WRITTEN EXERCISE: Copy out every record below exactly as written, but leave out any pictures.

DATA FOR THE TASK:
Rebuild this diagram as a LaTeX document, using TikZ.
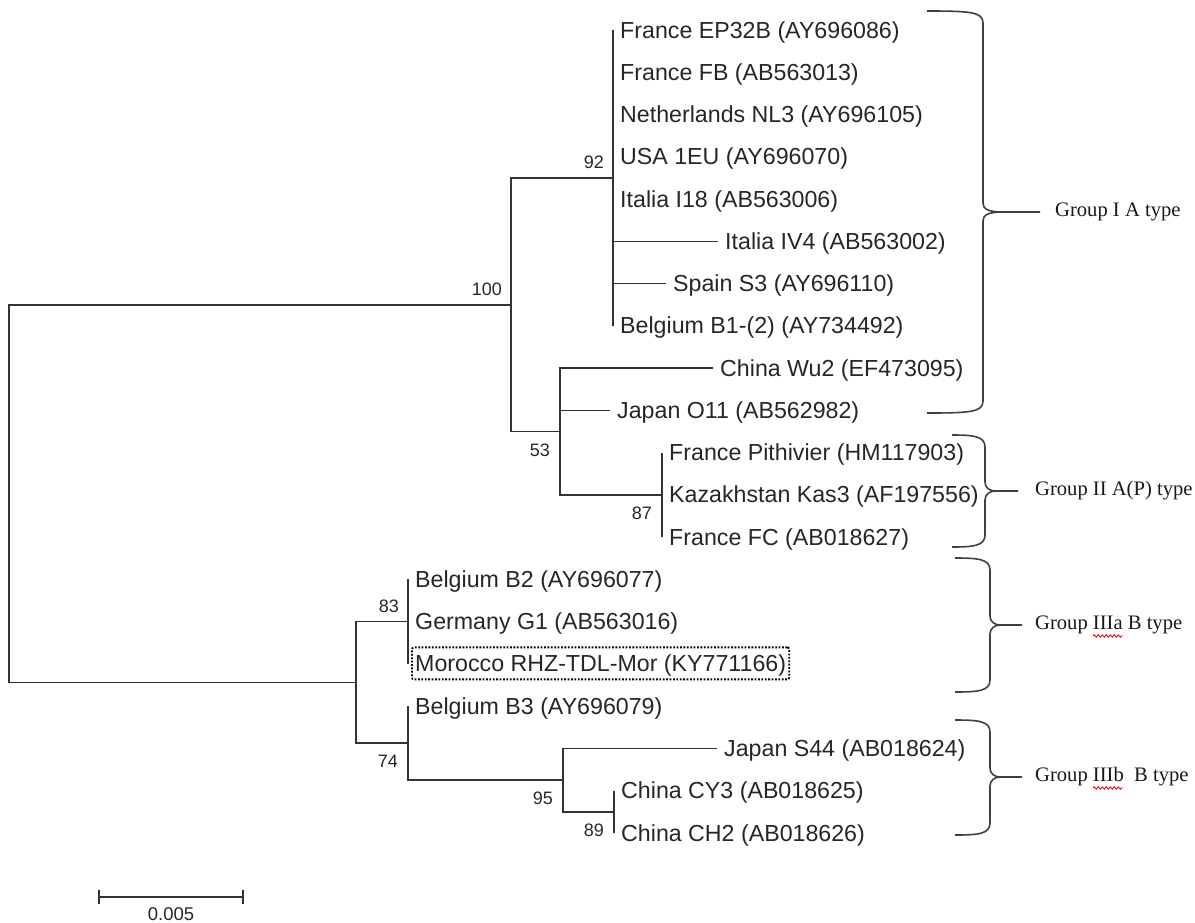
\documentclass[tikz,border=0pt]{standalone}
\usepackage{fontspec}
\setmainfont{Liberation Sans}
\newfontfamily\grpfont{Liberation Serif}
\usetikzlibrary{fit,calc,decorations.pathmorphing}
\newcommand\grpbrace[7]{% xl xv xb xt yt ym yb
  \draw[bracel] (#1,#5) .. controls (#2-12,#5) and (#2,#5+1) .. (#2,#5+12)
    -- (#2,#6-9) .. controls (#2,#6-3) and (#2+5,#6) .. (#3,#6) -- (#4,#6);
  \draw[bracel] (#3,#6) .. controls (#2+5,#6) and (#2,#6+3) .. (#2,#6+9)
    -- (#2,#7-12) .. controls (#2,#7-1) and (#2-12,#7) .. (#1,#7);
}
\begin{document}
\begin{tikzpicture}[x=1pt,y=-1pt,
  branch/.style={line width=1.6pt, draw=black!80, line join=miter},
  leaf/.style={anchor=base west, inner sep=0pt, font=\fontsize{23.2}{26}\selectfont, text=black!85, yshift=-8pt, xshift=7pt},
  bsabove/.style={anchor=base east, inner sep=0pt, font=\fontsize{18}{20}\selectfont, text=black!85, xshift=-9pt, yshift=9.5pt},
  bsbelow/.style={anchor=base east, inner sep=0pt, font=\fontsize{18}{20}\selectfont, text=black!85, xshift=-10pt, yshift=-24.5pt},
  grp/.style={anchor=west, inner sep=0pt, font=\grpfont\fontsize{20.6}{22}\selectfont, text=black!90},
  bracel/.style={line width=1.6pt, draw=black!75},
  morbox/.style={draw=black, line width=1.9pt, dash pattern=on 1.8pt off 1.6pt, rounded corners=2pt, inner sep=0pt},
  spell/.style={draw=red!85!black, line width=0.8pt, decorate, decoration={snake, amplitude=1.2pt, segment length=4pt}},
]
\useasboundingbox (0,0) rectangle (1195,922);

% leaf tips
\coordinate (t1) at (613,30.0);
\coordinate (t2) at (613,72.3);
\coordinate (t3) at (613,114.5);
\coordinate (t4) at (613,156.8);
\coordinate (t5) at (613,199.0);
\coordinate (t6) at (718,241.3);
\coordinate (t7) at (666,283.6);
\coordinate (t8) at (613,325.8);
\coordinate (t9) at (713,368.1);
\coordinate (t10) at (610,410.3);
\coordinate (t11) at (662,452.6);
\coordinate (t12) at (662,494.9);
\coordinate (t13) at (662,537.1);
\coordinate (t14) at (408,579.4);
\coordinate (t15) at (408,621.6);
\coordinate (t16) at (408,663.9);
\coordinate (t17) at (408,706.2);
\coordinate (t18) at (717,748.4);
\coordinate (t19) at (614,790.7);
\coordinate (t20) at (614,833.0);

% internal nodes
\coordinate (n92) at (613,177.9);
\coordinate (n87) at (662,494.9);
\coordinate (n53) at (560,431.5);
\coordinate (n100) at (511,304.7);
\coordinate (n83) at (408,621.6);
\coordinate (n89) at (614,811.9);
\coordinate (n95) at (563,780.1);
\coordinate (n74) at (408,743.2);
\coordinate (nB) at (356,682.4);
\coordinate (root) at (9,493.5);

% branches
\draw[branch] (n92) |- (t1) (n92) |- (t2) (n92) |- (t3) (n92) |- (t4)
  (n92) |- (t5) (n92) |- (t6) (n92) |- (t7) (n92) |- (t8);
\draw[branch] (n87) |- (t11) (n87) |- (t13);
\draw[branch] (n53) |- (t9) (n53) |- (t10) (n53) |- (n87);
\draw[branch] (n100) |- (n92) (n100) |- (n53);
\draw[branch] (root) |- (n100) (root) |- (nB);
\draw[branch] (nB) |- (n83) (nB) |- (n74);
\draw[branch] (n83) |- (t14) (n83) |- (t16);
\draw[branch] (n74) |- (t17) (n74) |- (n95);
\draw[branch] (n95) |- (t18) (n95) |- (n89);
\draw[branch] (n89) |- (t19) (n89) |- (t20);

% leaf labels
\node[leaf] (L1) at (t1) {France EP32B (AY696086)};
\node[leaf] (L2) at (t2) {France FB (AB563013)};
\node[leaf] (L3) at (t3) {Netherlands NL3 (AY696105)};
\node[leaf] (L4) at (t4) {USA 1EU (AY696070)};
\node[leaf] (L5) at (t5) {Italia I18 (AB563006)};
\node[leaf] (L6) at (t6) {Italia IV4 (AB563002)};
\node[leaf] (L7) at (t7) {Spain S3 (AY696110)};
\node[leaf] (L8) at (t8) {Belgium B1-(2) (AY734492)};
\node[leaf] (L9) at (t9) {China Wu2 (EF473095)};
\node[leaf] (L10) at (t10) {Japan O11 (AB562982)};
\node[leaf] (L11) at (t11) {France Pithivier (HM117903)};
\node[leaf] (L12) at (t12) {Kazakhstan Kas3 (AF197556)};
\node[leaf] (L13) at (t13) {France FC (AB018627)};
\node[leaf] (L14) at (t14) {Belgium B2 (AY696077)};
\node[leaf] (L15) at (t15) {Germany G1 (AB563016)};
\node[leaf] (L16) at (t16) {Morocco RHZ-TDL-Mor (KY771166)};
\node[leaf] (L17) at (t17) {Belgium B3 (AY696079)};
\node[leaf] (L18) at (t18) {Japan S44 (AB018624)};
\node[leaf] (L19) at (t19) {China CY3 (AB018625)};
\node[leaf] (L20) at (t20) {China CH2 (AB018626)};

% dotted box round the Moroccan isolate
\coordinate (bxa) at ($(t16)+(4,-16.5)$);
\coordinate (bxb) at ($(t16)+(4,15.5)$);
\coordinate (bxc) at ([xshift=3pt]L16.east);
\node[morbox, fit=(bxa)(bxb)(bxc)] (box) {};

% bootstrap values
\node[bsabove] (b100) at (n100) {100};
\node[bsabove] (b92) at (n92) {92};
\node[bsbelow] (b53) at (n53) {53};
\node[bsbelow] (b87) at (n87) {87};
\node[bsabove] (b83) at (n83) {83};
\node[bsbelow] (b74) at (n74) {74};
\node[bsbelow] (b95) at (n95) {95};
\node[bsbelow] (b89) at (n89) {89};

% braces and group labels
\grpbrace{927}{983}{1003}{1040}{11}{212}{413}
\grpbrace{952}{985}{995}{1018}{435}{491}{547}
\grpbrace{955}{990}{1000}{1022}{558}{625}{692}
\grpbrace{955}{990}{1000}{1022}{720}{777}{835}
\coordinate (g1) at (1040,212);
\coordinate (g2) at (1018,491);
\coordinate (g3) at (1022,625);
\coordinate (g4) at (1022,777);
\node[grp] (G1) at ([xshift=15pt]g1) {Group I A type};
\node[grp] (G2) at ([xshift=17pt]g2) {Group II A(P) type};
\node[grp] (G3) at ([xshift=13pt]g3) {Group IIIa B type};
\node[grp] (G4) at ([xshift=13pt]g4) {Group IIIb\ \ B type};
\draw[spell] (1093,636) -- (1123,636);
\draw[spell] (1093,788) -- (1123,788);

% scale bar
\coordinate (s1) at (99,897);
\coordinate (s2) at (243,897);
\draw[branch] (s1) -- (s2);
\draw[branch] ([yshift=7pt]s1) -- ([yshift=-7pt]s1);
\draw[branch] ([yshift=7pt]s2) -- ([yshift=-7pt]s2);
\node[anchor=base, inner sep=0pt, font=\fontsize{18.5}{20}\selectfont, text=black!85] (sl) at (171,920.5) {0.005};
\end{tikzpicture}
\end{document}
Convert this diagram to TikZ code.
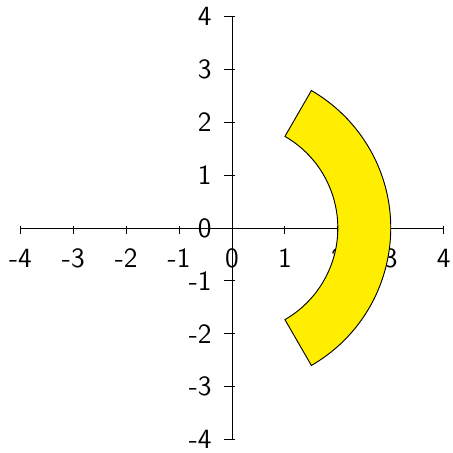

ANSWER FOR THIS EXERCISE:
Rebuild this diagram as a LaTeX document, using TikZ.
\documentclass[tikz,border=0pt]{standalone}
\usepackage{fontspec}
\setmainfont{Liberation Sans}
\newfontfamily\grpfont{Liberation Serif}
\usetikzlibrary{fit,calc,decorations.pathmorphing}
\newcommand\grpbrace[7]{% xl xv xb xt yt ym yb
  \draw[bracel] (#1,#5) .. controls (#2-12,#5) and (#2,#5+1) .. (#2,#5+12)
    -- (#2,#6-9) .. controls (#2,#6-3) and (#2+5,#6) .. (#3,#6) -- (#4,#6);
  \draw[bracel] (#3,#6) .. controls (#2+5,#6) and (#2,#6+3) .. (#2,#6+9)
    -- (#2,#7-12) .. controls (#2,#7-1) and (#2-12,#7) .. (#1,#7);
}
\begin{document}
\begin{tikzpicture}[x=1pt,y=-1pt,
  branch/.style={line width=1.6pt, draw=black!80, line join=miter},
  leaf/.style={anchor=base west, inner sep=0pt, font=\fontsize{23.2}{26}\selectfont, text=black!85, yshift=-8pt, xshift=7pt},
  bsabove/.style={anchor=base east, inner sep=0pt, font=\fontsize{18}{20}\selectfont, text=black!85, xshift=-9pt, yshift=9.5pt},
  bsbelow/.style={anchor=base east, inner sep=0pt, font=\fontsize{18}{20}\selectfont, text=black!85, xshift=-10pt, yshift=-24.5pt},
  grp/.style={anchor=west, inner sep=0pt, font=\grpfont\fontsize{20.6}{22}\selectfont, text=black!90},
  bracel/.style={line width=1.6pt, draw=black!75},
  morbox/.style={draw=black, line width=1.9pt, dash pattern=on 1.8pt off 1.6pt, rounded corners=2pt, inner sep=0pt},
  spell/.style={draw=red!85!black, line width=0.8pt, decorate, decoration={snake, amplitude=1.2pt, segment length=4pt}},
]
\useasboundingbox (0,0) rectangle (1195,922);

% leaf tips
\coordinate (t1) at (613,30.0);
\coordinate (t2) at (613,72.3);
\coordinate (t3) at (613,114.5);
\coordinate (t4) at (613,156.8);
\coordinate (t5) at (613,199.0);
\coordinate (t6) at (718,241.3);
\coordinate (t7) at (666,283.6);
\coordinate (t8) at (613,325.8);
\coordinate (t9) at (713,368.1);
\coordinate (t10) at (610,410.3);
\coordinate (t11) at (662,452.6);
\coordinate (t12) at (662,494.9);
\coordinate (t13) at (662,537.1);
\coordinate (t14) at (408,579.4);
\coordinate (t15) at (408,621.6);
\coordinate (t16) at (408,663.9);
\coordinate (t17) at (408,706.2);
\coordinate (t18) at (717,748.4);
\coordinate (t19) at (614,790.7);
\coordinate (t20) at (614,833.0);

% internal nodes
\coordinate (n92) at (613,177.9);
\coordinate (n87) at (662,494.9);
\coordinate (n53) at (560,431.5);
\coordinate (n100) at (511,304.7);
\coordinate (n83) at (408,621.6);
\coordinate (n89) at (614,811.9);
\coordinate (n95) at (563,780.1);
\coordinate (n74) at (408,743.2);
\coordinate (nB) at (356,682.4);
\coordinate (root) at (9,493.5);

% branches
\draw[branch] (n92) |- (t1) (n92) |- (t2) (n92) |- (t3) (n92) |- (t4)
  (n92) |- (t5) (n92) |- (t6) (n92) |- (t7) (n92) |- (t8);
\draw[branch] (n87) |- (t11) (n87) |- (t13);
\draw[branch] (n53) |- (t9) (n53) |- (t10) (n53) |- (n87);
\draw[branch] (n100) |- (n92) (n100) |- (n53);
\draw[branch] (root) |- (n100) (root) |- (nB);
\draw[branch] (nB) |- (n83) (nB) |- (n74);
\draw[branch] (n83) |- (t14) (n83) |- (t16);
\draw[branch] (n74) |- (t17) (n74) |- (n95);
\draw[branch] (n95) |- (t18) (n95) |- (n89);
\draw[branch] (n89) |- (t19) (n89) |- (t20);

% leaf labels
\node[leaf] (L1) at (t1) {France EP32B (AY696086)};
\node[leaf] (L2) at (t2) {France FB (AB563013)};
\node[leaf] (L3) at (t3) {Netherlands NL3 (AY696105)};
\node[leaf] (L4) at (t4) {USA 1EU (AY696070)};
\node[leaf] (L5) at (t5) {Italia I18 (AB563006)};
\node[leaf] (L6) at (t6) {Italia IV4 (AB563002)};
\node[leaf] (L7) at (t7) {Spain S3 (AY696110)};
\node[leaf] (L8) at (t8) {Belgium B1-(2) (AY734492)};
\node[leaf] (L9) at (t9) {China Wu2 (EF473095)};
\node[leaf] (L10) at (t10) {Japan O11 (AB562982)};
\node[leaf] (L11) at (t11) {France Pithivier (HM117903)};
\node[leaf] (L12) at (t12) {Kazakhstan Kas3 (AF197556)};
\node[leaf] (L13) at (t13) {France FC (AB018627)};
\node[leaf] (L14) at (t14) {Belgium B2 (AY696077)};
\node[leaf] (L15) at (t15) {Germany G1 (AB563016)};
\node[leaf] (L16) at (t16) {Morocco RHZ-TDL-Mor (KY771166)};
\node[leaf] (L17) at (t17) {Belgium B3 (AY696079)};
\node[leaf] (L18) at (t18) {Japan S44 (AB018624)};
\node[leaf] (L19) at (t19) {China CY3 (AB018625)};
\node[leaf] (L20) at (t20) {China CH2 (AB018626)};

% dotted box round the Moroccan isolate
\coordinate (bxa) at ($(t16)+(4,-16.5)$);
\coordinate (bxb) at ($(t16)+(4,15.5)$);
\coordinate (bxc) at ([xshift=3pt]L16.east);
\node[morbox, fit=(bxa)(bxb)(bxc)] (box) {};

% bootstrap values
\node[bsabove] (b100) at (n100) {100};
\node[bsabove] (b92) at (n92) {92};
\node[bsbelow] (b53) at (n53) {53};
\node[bsbelow] (b87) at (n87) {87};
\node[bsabove] (b83) at (n83) {83};
\node[bsbelow] (b74) at (n74) {74};
\node[bsbelow] (b95) at (n95) {95};
\node[bsbelow] (b89) at (n89) {89};

% braces and group labels
\grpbrace{927}{983}{1003}{1040}{11}{212}{413}
\grpbrace{952}{985}{995}{1018}{435}{491}{547}
\grpbrace{955}{990}{1000}{1022}{558}{625}{692}
\grpbrace{955}{990}{1000}{1022}{720}{777}{835}
\coordinate (g1) at (1040,212);
\coordinate (g2) at (1018,491);
\coordinate (g3) at (1022,625);
\coordinate (g4) at (1022,777);
\node[grp] (G1) at ([xshift=15pt]g1) {Group I A type};
\node[grp] (G2) at ([xshift=17pt]g2) {Group II A(P) type};
\node[grp] (G3) at ([xshift=13pt]g3) {Group IIIa B type};
\node[grp] (G4) at ([xshift=13pt]g4) {Group IIIb\ \ B type};
\draw[spell] (1093,636) -- (1123,636);
\draw[spell] (1093,788) -- (1123,788);

% scale bar
\coordinate (s1) at (99,897);
\coordinate (s2) at (243,897);
\draw[branch] (s1) -- (s2);
\draw[branch] ([yshift=7pt]s1) -- ([yshift=-7pt]s1);
\draw[branch] ([yshift=7pt]s2) -- ([yshift=-7pt]s2);
\node[anchor=base, inner sep=0pt, font=\fontsize{18.5}{20}\selectfont, text=black!85] (sl) at (171,920.5) {0.005};
\end{tikzpicture}
\end{document}
Convert this diagram to TikZ code.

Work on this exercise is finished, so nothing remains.